Lily: Oh, fine, I'll take the dirty pictures.
Marshall: I don't want 'em now.
Lily: What is that supposed to mean?
Marshall: What?! Nothing. Nothing. You're beautiful. I would love the photos. Have I told you how beautiful you look?

Quote from Robin

Future Ted: [v.o.] So, after Robin and I broke up, she needed some time away. Away from her normal home, her normal life, and it turns out, her normal self.
[flashback to Robin in Argentina with Gael:]
Robin: I was just so uptight in New York, you know? I mean, down here everybody shares everything. It's like we're all one big shimmering ball of positive energy. I wonder if anyone's ever thought that before.
Gael: Here. Eat. If we run out of fish I will catch more with my hands. [drums playing]
Robin: A drum circle! They're different every time.
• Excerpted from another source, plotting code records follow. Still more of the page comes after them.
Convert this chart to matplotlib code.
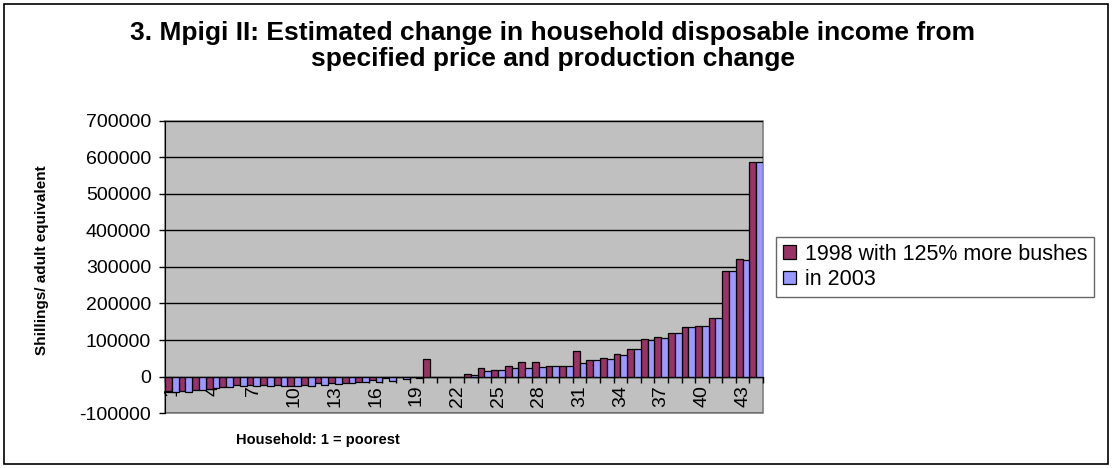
import matplotlib.pyplot as plt
import matplotlib.patches as mpatches
import numpy as np

households = np.arange(1, 45)

# change in income, shillings per adult equivalent
with_more_bushes = [
    -41000, -41000, -37000, -34000, -28000, -22000, -22000, -22000, -22000, -25000,
    -22000, -18000, -18000, -18000, -14000, -10000, -5000, -2000, -1000, 47000,
    0, 0, 6000, 23000, 18000, 29000, 39000, 39000, 30000, 30000,
    69000, 44000, 50000, 61000, 76000, 102000, 109000, 120000, 135000, 137000,
    159000, 289000, 321000, 588000,
]
in_2003 = [
    -43000, -43000, -37000, -32000, -28000, -25000, -25000, -25000, -25000, -25000,
    -25000, -22000, -20000, -18000, -14000, -15000, -12000, -8000, -4000, 0,
    0, 0, 4000, 14000, 18000, 22000, 22000, 27000, 30000, 30000,
    37000, 44000, 48000, 60000, 76000, 101000, 105000, 120000, 135000, 137000,
    159000, 288000, 318000, 588000,
]
series_names = ['1998 with 125% more bushes', 'in 2003']
label_households = households[::3]

plt.rcParams['font.family'] = ['Liberation Sans', 'DejaVu Sans']
plt.rcParams['axes.unicode_minus'] = False

fig = plt.figure(figsize=(11.12, 4.68), dpi=100)
ax = fig.add_axes([0.1484, 0.1175, 0.5378, 0.624])

w = 0.5
ax.bar(households - w / 2, with_more_bushes, width=w, color='#993366',
       edgecolor='black', linewidth=0.9, label=series_names[0], zorder=3)
ax.bar(households + w / 2, in_2003, width=w, color='#9999FF',
       edgecolor='black', linewidth=0.9, label=series_names[1], zorder=3)

ax.set_xlim(0.5, 44.5)
ax.set_ylim(-100000, 700000)
ax.set_yticks(np.arange(-100000, 700001, 100000))
ax.yaxis.grid(True, color='black', linewidth=1)
ax.set_axisbelow(True)
ax.set_facecolor('#C0C0C0')
ax.patch.set_edgecolor('#808080')
ax.patch.set_linewidth(1.2)

for side in ['top', 'right']:
    ax.spines[side].set_visible(False)
ax.spines['left'].set_color('black')
ax.spines['bottom'].set_position(('data', 0))
ax.spines['bottom'].set_color('black')
ax.spines['bottom'].set_zorder(4)

# tick marks on category boundaries, labels on every third household
ax.set_xticks(np.arange(0.5, 45, 1))
ax.set_xticklabels([])
ax.set_xticks(label_households, minor=True)
ax.set_xticklabels([str(h) for h in label_households], minor=True, rotation=90,
                   fontsize=14, va='top')
ax.tick_params(axis='x', which='major', direction='out', length=4, width=1)
ax.tick_params(axis='x', which='minor', length=0, pad=6)
ax.tick_params(axis='y', direction='out', length=4, width=1, labelsize=14, pad=6)

fig.text(0.2862, 0.06, 'Household: 1 = poorest', ha='center', va='center',
         fontsize=10.5, fontweight='bold')
fig.text(0.038, 0.444, 'Shillings/ adult equivalent', ha='center', va='center',
         rotation=90, fontsize=11, fontweight='bold')
fig.text(0.497, 0.902, '3. Mpigi II: Estimated change in household disposable income from\n'
         'specified price and production change', ha='center', va='center',
         fontsize=19, fontweight='bold', linespacing=1.1)

leg = ax.legend(loc='center left', bbox_to_anchor=(1.022, 0.5), frameon=True,
                fancybox=False, edgecolor='#404040', fontsize=15.5,
                handlelength=0.6, handleheight=0.6, handletextpad=0.45,
                borderpad=0.3, labelspacing=0.2, borderaxespad=0)
leg.get_frame().set_linewidth(1)

fig.patches.append(mpatches.Rectangle((0.004, 0.008), 0.992, 0.984, transform=fig.transFigure,
                                      fill=False, edgecolor='black', linewidth=1.2))

fig.savefig('out.png', dpi=100)
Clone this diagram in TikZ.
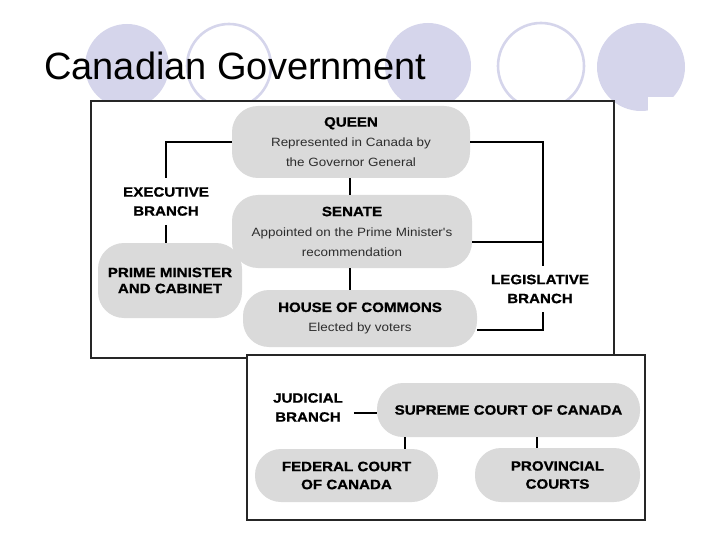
\documentclass[tikz,border=0pt]{standalone}
\usepackage{fontspec}
\setmainfont{Liberation Sans}
\newfontfamily\hb[FakeStretch=1.12,FakeBold=1]{Liberation Sans Bold}
\newfontfamily\rg[FakeStretch=1.12]{Liberation Sans}
\definecolor{lav}{RGB}{213,213,235}
\definecolor{pillgray}{RGB}{218,218,218}
\definecolor{subtxt}{RGB}{45,45,45}
\newcommand{\subline}[1]{{\rg\fontsize{12}{20}\selectfont\color{subtxt}#1}}
\tikzset{
  pill/.style={fill=pillgray, rounded corners=26pt, align=center, inner sep=0pt},
  head/.style={font=\hb\fontsize{13.5}{20}\selectfont},
  branch/.style={align=center, font=\hb\fontsize{13.5}{19}\selectfont, inner sep=0pt, outer ysep=9pt},
  conn/.style={draw=black, line width=1.8pt},
  thin conn/.style={draw=black, line width=1.3pt},
  frame/.style={draw=black!85, line width=1.1pt, fill=white}
}
\begin{document}
\begin{tikzpicture}[x=1pt,y=-1pt]
\useasboundingbox (0,0) rectangle (720,540);
% decorative circles
\fill[lav] (127,66) circle (42pt);
\draw[lav, line width=2.6pt] (229,66) circle (42pt);
\fill[lav] (428,66) circle (43pt);
\draw[lav, line width=2.6pt] (541,66) circle (43pt);
\fill[lav] (641,67) circle (44pt);
\fill[white] (648,97) rectangle (700,118);
% title
\node[anchor=base west, inner sep=0pt, font=\fontsize{38}{40}\selectfont] (title) at (44,80) {Canadian Government};
% frames
\draw[frame] (91,101) rectangle (614,358);
\draw[frame] (247,355) rectangle (645,520);
% top box nodes
\node[pill, head, minimum width=238pt, minimum height=72pt] (queen) at (351,142)
  {QUEEN\\\subline{Represented in Canada by}\\\subline{the Governor General}};
\node[pill, head, minimum width=240pt, minimum height=73pt] (senate) at (352,231.5)
  {SENATE\\\subline{Appointed on the Prime Minister's}\\\subline{recommendation}};
\node[pill, head, minimum width=234pt, minimum height=57pt] (house) at (360,318.5)
  {HOUSE OF COMMONS\\\subline{Elected by voters}};
\node[pill, minimum width=144pt, minimum height=75pt, font=\hb\fontsize{13.5}{16}\selectfont] (pm) at (170,280.5)
  {PRIME MINISTER\\AND CABINET};
\node[branch] (exec) at (166,201.5) {EXECUTIVE\\BRANCH};
\node[branch] (leg) at (540,289) {LEGISLATIVE\\BRANCH};
\coordinate (sj) at (543,242);
\coordinate (hj) at (543,330);
% connectors top
\draw[conn] (queen.west) -| (exec.north);
\draw[conn] (exec.south) -- (exec.south |- pm.north);
\draw[conn] (queen.east) -| (hj |- leg.north);
\draw[conn] (senate.east |- sj) -- (sj);
\draw[conn] (hj |- leg.south) -- (hj) -- (house.east |- hj);
\draw[thin conn] (queen.south -| 350,0) -- (senate.north -| 350,0);
\draw[thin conn] (senate.south -| 350,0) -- (house.north -| 350,0);
% bottom box nodes
\node[pill, head, minimum width=263pt, minimum height=54pt] (supreme) at (508.5,410) {SUPREME COURT OF CANADA};
\node[pill, head, minimum width=183pt, minimum height=53pt, font=\hb\fontsize{13.5}{18}\selectfont] (federal) at (346.5,475.5) {FEDERAL COURT\\OF CANADA};
\node[pill, head, minimum width=165pt, minimum height=54pt, font=\hb\fontsize{13.5}{18}\selectfont] (prov) at (557.5,475) {PROVINCIAL\\COURTS};
\node[branch, outer xsep=11pt] (jud) at (308,407.5) {JUDICIAL\\BRANCH};
\coordinate (fc) at (405,0);
\coordinate (pc) at (537,0);
\draw[conn] (jud.east |- 0,413) -- (supreme.west |- 0,413);
\draw[thin conn] (supreme.south -| fc) -- (federal.north -| fc);
\draw[thin conn] (supreme.south -| pc) -- (prov.north -| pc);
\end{tikzpicture}
\end{document}
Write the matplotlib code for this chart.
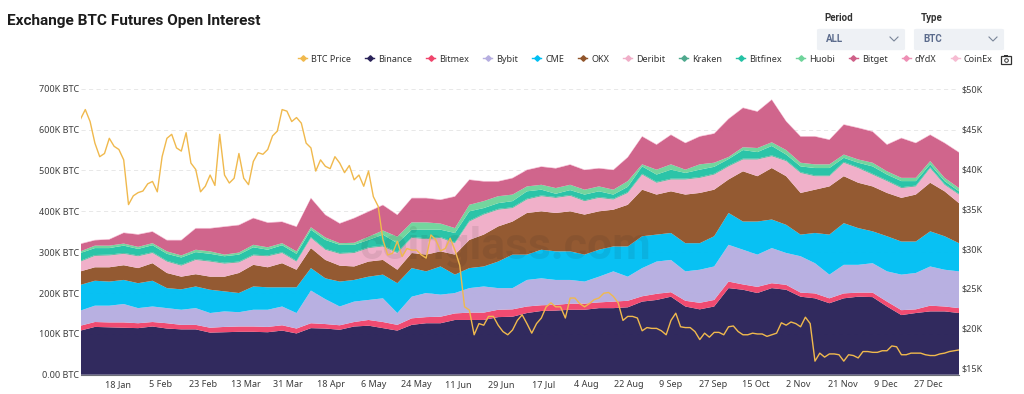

Let's go watch!

Quote from Ted

Robin: And here I am at the drum circle.
Barney: Whoa. Are you topless? Ted, check this out.
Ted: Seen 'em.

Quote from Lily

Lily: Man, this is like "Where's Waldo" of exposed genitalia. Except that it's really easy to find Waldo.

Quote from Lily

[Marshall opens Lily's letter to him:]
Lily: [v.o.] "M., Atm Pin Code: 5-4-5-9. Teacher's pension account: A-3-9-3-2. Cancel Vogue. L."

Quote from Barney

Barney: That guy...
Ted: Yeah. That guy. Look at how easy he has it.
Barney: Well, you and me, we have to bend over backwards to get a woman to, well, bend over backwards. But that guy... every woman in the bar is hanging on his every slightly mispronounced word. And why?
Ted: He's better looking than us.
Barney: No! Because he's from out of town.
Ted: Mmm.
Barney; With an accent and an innocent smile, you don't even have to try.
Ted: Yeah. Plus automatic out, you're leaving in a couple of days. God, I wish we were tourists.
Barney: Yeah. Actually... You know where I've been meaning to visit?